Gessen may be a long-time Putin critic, but the Kremlin isn’t the only one to blame for the state’s descent into autocracy. She also points to the resurrection of homo sovieticus—the communist-era personality that craves stability and reveres authority.

The winner of the National Book Award for Non-fiction, “The Future is History” is an ambitious—and sometimes controversial—book for anyone wishing to understand Russia’s Soviet legacy.

4. “The Chessboard and the Web: Strategies of Connection in a Networked World” by Anne-Marie Slaughter

Traditional theories paint international politics as a competitive, zero-sum game states play on a global chessboard. But according to Anne-Marie Slaughter—Director of the State Department Office of Policy Planning under Hillary Clinton—the standard chessboard model of global politics no longer captures the complexity of today’s world. Instead, she proposes a new metaphor: the world as a web of networks, where games are won by building connections and coalitions.

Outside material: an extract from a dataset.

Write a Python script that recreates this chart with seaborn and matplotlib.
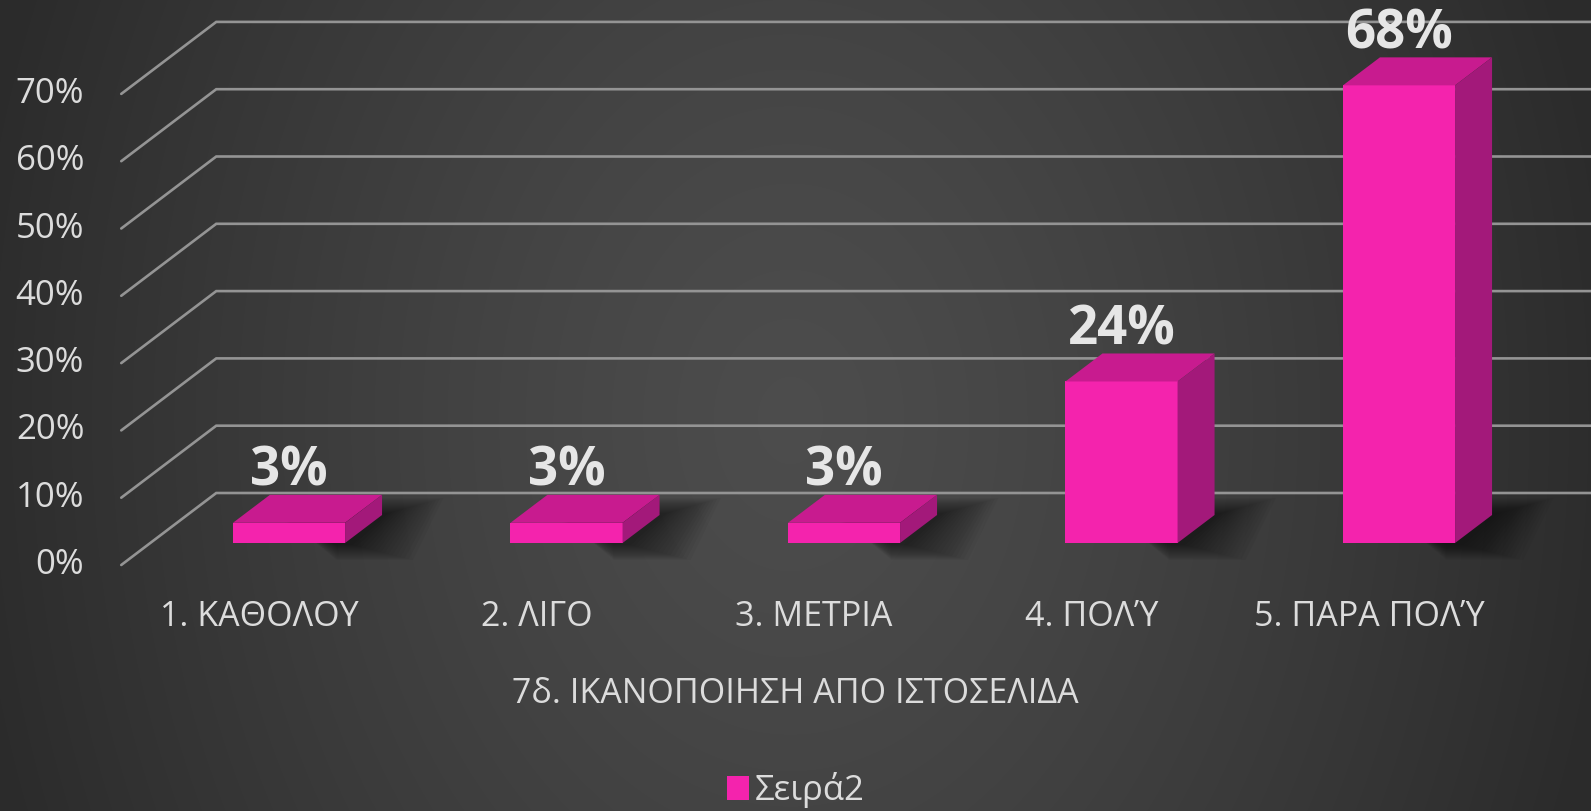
import numpy as np
import pandas as pd
import matplotlib
matplotlib.use("Agg")
import matplotlib.pyplot as plt
import seaborn as sns
from matplotlib.patches import Polygon, Patch

# data
categories = ['1. ΚΑΘΟΛΟΥ', '2. ΛΙΓΟ', '3. ΜΕΤΡΙΑ', '4. ΠΟΛΎ', '5. ΠΑΡΑ ΠΟΛΎ']
values = [3, 3, 3, 24, 68]
value_labels = ['3%', '3%', '3%', '24%', '68%']
y_ticks = [0, 10, 20, 30, 40, 50, 60, 70]
y_tick_labels = ['0%', '10%', '20%', '30%', '40%', '50%', '60%', '70%']
series_name = 'Σειρά2'
axis_title = '7δ. ΙΚΑΝΟΠΟΙΗΣΗ ΑΠΟ ΙΣΤΟΣΕΛΙΔΑ'

FRONT = '#f423ad'
TOP = '#c81b8f'
SIDE = '#a3197a'
GRID = '#949494'
TEXT = '#dcdcdc'


def main():
    sns.set_style('white')
    plt.rcParams['font.family'] = ['Open Sans', 'DejaVu Sans']

    W, H, DPI = 1591, 811, 100
    fig = plt.figure(figsize=(W / DPI, H / DPI), dpi=DPI)

    # dark radial gradient background
    bg = fig.add_axes([0, 0, 1, 1], zorder=-10)
    yy, xx = np.mgrid[0:H, 0:W]
    r = np.sqrt(((xx - 790) / 830.0) ** 2 + ((yy - 420) / 1100.0) ** 2)
    shade = 0.30 - 0.13 * np.clip(r, 0, 1) ** 1.3
    rgb = np.dstack([shade, shade, shade])
    bg.imshow(rgb, aspect='auto', interpolation='bilinear')
    bg.axis('off')

    ax = fig.add_axes([0, 0, 1, 1])
    ax.set_facecolor('none')

    df = pd.DataFrame({'cat': categories, 'val': values})
    sns.barplot(data=df, x='cat', y='val', color=FRONT, saturation=1,
                width=0.404, linewidth=0, edgecolor='none', ax=ax, zorder=5)

    # category step 277.5 px, 10% = 67.3 px, floor at 543 px from top
    ax.set_xlim(-289 / 277.5, (W - 289) / 277.5)
    ax.set_ylim(-(H - 543) / 6.73, 543 / 6.73)
    ax.axis('off')

    px = 1 / 277.5   # data units per pixel, x
    py = 1 / 6.73    # data units per pixel, y

    # depth vectors in pixels (x right, y up)
    bar_d = (37, 28)
    floor_front = (-29, -22)
    floor_back = (66, 50)
    xleft = -0.5
    xmax = ax.get_xlim()[1] + 1

    # back wall and side wall gridlines
    for v, lab in zip(y_ticks, y_tick_labels):
        bx = xleft + floor_back[0] * px
        by = v + floor_back[1] * py
        fx = xleft + floor_front[0] * px
        fy = v + floor_front[1] * py
        ax.plot([fx, bx, xmax], [fy, by, by], color=GRID, lw=1.9,
                solid_joinstyle='miter', zorder=1)
        ax.text(fx - 37 * px, fy, lab, ha='right', va='center',
                fontsize=25, color=TEXT, zorder=6)

    # 3D faces, shadows and value labels on each bar
    dx, dy = bar_d[0] * px, bar_d[1] * py
    for p, lab in zip(ax.patches[:len(values)], value_labels):
        x0, w, h = p.get_x(), p.get_width(), p.get_height()
        for k in range(16):
            s = (8 + 4 * k) * px
            g = (2 + 1.0 * k) * py
            ax.add_patch(Polygon([(x0 + w - 0.03, -g), (x0 + w + s, -g),
                                  (x0 + w + dx + s * 0.9, dy + g),
                                  (x0 + dx - 0.03, dy + g)],
                                 closed=True, color='black', alpha=0.035,
                                 lw=0, zorder=2))
        ax.add_patch(Polygon([(x0, h), (x0 + w, h), (x0 + w + dx, h + dy),
                              (x0 + dx, h + dy)], closed=True,
                             facecolor=TOP, lw=0, zorder=5))
        ax.add_patch(Polygon([(x0 + w, 0), (x0 + w + dx, dy),
                              (x0 + w + dx, h + dy), (x0 + w, h)],
                             closed=True, facecolor=SIDE, lw=0, zorder=5))
        ax.text(x0 + w / 2, h + dy + 9 * py, lab, ha='center', va='baseline',
                fontsize=38, fontweight='bold', color='#e6e6e6', zorder=7)

    # category labels along the front edge of the floor
    for i, c in enumerate(categories):
        ax.text(i - 30 * px, -74 * py, c, ha='center', va='center',
                fontsize=24.5, color=TEXT, zorder=6)

    fig.text(0.5, 1 - 694 / H, axis_title, ha='center', va='center',
             fontsize=24.5, color=TEXT)

    fig.legend(handles=[Patch(facecolor=FRONT, edgecolor='none', lw=0)],
               labels=[series_name],
               loc='center', bbox_to_anchor=(0.5, 1 - 790 / H),
               frameon=False, fontsize=25, labelcolor=TEXT,
               handlelength=0.66, handleheight=0.66, handletextpad=0.15)

    fig.savefig('out.png', dpi=DPI)


if __name__ == "__main__":
    main()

“The Chessboard and the Web” is a foreign policy handbook for a new age that urges policymakers to redefine the metaphors and strategies that govern international politics.

5. “I Was Told to Come Alone: My Journey Behind the Lines of Jihad” by Souad Mekhennet

In “I Was Told to Come Alone,” correspondent for The Washington Post Souad Mekhennet takes on one of the greatest challenges of our political moment: understanding those who hate us.

Merging memoir with incisive reportage, Mekhennet dives into the politics and personalities of jihadism in the Middle East and North Africa. As a Arab-German Muslim woman who speaks English, German, French and Arabic, Mekhennet gains access to worlds and individuals most Western reporters never get to see—including one-on-one interviews with Islamic State leaders.

Mekhennet may not offer any hard and fast solutions to the complex problem of extremism, but her work forces us to rethink our long-standing assumptions. More specifically, she calls on readers to see jihadists not as one-dimensional killers but as human beings, arguing that nuance and understanding is the only route to reconciliation.